### MATERIAL
────────────────────

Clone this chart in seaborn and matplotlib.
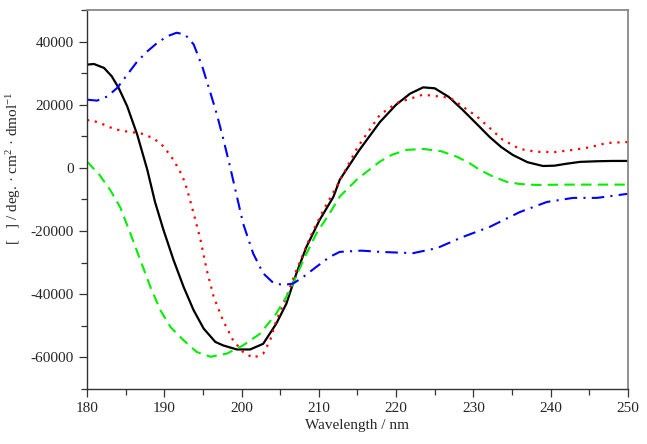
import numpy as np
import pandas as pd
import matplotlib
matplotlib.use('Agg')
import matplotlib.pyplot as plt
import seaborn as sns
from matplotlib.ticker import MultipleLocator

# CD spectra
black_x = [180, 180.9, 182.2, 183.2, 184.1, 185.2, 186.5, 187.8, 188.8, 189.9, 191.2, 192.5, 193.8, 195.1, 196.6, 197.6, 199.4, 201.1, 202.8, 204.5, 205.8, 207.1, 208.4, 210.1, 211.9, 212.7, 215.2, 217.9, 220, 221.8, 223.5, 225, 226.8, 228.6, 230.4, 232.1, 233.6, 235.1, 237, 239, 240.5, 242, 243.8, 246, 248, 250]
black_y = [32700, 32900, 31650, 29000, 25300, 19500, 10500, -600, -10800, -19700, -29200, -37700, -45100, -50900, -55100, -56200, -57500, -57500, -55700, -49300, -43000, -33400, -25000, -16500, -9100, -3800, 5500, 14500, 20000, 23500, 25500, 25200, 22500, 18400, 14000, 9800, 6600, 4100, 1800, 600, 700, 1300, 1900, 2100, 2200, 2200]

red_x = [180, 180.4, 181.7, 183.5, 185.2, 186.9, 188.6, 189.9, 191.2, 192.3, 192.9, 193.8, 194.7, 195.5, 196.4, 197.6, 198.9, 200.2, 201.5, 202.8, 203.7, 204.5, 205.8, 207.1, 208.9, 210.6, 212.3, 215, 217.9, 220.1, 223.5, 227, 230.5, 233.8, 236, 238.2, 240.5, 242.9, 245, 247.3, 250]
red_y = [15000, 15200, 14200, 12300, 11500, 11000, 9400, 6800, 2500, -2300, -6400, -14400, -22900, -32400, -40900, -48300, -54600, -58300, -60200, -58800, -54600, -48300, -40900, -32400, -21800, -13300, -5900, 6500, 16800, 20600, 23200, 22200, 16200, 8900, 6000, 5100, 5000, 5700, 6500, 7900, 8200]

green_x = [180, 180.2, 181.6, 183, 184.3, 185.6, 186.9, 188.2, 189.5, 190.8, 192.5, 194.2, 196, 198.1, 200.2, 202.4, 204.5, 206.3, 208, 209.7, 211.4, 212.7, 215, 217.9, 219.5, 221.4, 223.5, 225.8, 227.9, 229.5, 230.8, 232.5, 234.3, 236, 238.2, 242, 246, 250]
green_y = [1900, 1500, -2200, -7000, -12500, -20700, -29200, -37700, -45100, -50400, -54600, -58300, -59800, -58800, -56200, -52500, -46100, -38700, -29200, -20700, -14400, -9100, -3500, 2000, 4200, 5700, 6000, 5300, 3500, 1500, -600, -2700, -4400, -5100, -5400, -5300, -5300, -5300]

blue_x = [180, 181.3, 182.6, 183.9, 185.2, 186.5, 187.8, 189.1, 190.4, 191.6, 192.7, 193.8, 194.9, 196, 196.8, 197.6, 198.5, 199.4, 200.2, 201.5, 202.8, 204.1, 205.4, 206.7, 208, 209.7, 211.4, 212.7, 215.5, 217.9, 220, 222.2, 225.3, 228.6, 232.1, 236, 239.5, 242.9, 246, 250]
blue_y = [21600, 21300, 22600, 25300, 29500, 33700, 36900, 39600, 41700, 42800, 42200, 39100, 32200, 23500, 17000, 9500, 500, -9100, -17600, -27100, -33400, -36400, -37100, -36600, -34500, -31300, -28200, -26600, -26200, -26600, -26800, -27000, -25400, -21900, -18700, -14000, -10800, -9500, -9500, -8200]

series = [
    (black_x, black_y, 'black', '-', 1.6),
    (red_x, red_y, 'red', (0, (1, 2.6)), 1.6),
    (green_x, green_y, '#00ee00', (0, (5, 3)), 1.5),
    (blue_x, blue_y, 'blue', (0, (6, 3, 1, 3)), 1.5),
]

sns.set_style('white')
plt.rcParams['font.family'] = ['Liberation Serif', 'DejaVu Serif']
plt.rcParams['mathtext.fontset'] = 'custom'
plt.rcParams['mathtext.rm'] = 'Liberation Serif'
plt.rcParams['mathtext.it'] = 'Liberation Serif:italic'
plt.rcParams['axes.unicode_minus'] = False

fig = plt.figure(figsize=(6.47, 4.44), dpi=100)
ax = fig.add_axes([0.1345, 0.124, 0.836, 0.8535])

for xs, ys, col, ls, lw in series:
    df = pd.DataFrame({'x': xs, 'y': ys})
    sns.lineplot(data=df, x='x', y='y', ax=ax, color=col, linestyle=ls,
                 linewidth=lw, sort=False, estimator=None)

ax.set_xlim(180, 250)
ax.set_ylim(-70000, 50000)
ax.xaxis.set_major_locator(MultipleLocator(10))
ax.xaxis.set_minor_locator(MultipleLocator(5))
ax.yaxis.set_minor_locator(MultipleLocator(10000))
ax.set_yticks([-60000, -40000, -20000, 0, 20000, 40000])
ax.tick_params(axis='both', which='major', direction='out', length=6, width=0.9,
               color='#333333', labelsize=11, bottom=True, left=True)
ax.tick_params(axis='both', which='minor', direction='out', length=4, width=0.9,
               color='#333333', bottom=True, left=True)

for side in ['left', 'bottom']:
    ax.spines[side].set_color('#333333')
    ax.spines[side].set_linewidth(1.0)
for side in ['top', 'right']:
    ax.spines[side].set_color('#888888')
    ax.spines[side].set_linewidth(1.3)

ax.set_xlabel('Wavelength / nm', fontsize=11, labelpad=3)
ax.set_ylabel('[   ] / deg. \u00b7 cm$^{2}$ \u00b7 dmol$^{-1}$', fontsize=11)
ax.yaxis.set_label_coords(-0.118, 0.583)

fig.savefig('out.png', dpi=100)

────────────────────

### WORK INSTRUCTIONS
Lines containing the string "matplotlib" should be counted; reply with their number and nothing more.

### WRITTEN RESPONSE
5